Loïe Fuller was neither conventionally graceful nor classically trained. Born in Illinois, ‘La Loïe’ – as she became known – began her career as a child actor, performing in circus and burlesque shows and as a skirt dancer in vaudeville. Her ambitions soon outran American theatres uninterested in her more innovative ideas and she moved to Paris around 1892, at the age of 30, where she began performing with the Folies Bergères.
The exhibition of her life and work currently at La Casa Encendida in Madrid includes several films of her dances – all performed by other dancers – along with photographs, paintings and sculptures depicting her, and documents of her correspondences with famous friends, including Marie Curie, Rodin and Queen Marie of Romania.
Paris audiences were seduced by her intuitive improvisation, which she combined with complex mechanical set-ups involving several electricians who would manually switch on and off lights that Loïe had coloured herself with gels. Lacking the academic technique and poise of a ballerina, Loïe developed her act using stagecraft such as coloured lights, mirrors, and reflective costumes involving hundreds of metres of fabric. However, she eschewed complicated sets, stories or other peripheral content, instead utilising costume and lighting to emphasise the immediate expressions and movements of the body. By emphasising visual effects and abstract forms rather than fictional backdrops, she embodied the contemporaneous desire for a progressive art form that emerged from the inherent aesthetics of modern technology and materials.
Loïe’s career coincided with the advent of film, and her ‘Serpentine Dance’ appears in early films by the Lumière brothers, Edison Manufacturing, Skladanowsky, Alice Guy Blaché, George Demenÿ, and others. Loïe’s dance was ideal material for the demonstration of the new film cameras, as its modern look enhanced the novelty of the technology. Some of the films are beautifully hand tinted to reproduce the effects of the coloured lights. Without these films it is likely that her work, ephemeral as it was, would have disappeared into obscurity.
For Loïe the stage was as much about enterprise as it was art.

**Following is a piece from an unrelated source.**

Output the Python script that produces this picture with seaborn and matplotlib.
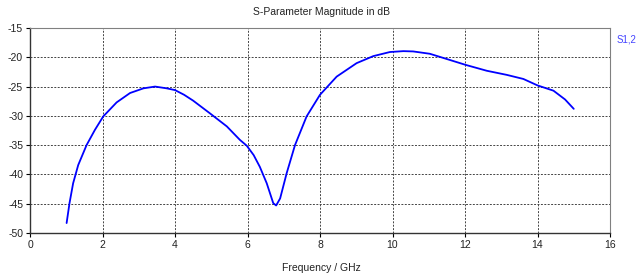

She was obsessed with new technology, and constantly experimented with innovations for her act, patenting several designs for inventions such as coloured gels and inset floor lighting. When radium was discovered, she wanted to use it to make iridescent fabric, and wrote to Marie Curie to ask her about it. Later she started a school, where she taught her improvisation techniques. A photograph of a trip to Egypt – in fact a collage of two photographs – of Loïe Fuller wrapped in fabric like a mummy, with her teenage protegés dancing behind her at the foot of the sphinx, is a deception typical of Loïe, who, having spent her entire life on the stage, understood that all art forms are based upon the tension between illusion and honesty.
Loïe doesn’t fit into traditional categories. She was an artist, inventor, entrepreneur, technician, and dancer. And yet all of these things come to be inseperable in the moment of the dance. That’s why they had to call her ‘La Loïe’.
‘Loïe Fuller’ is on at La Casa Encendida, Madrid until 4 May 2014.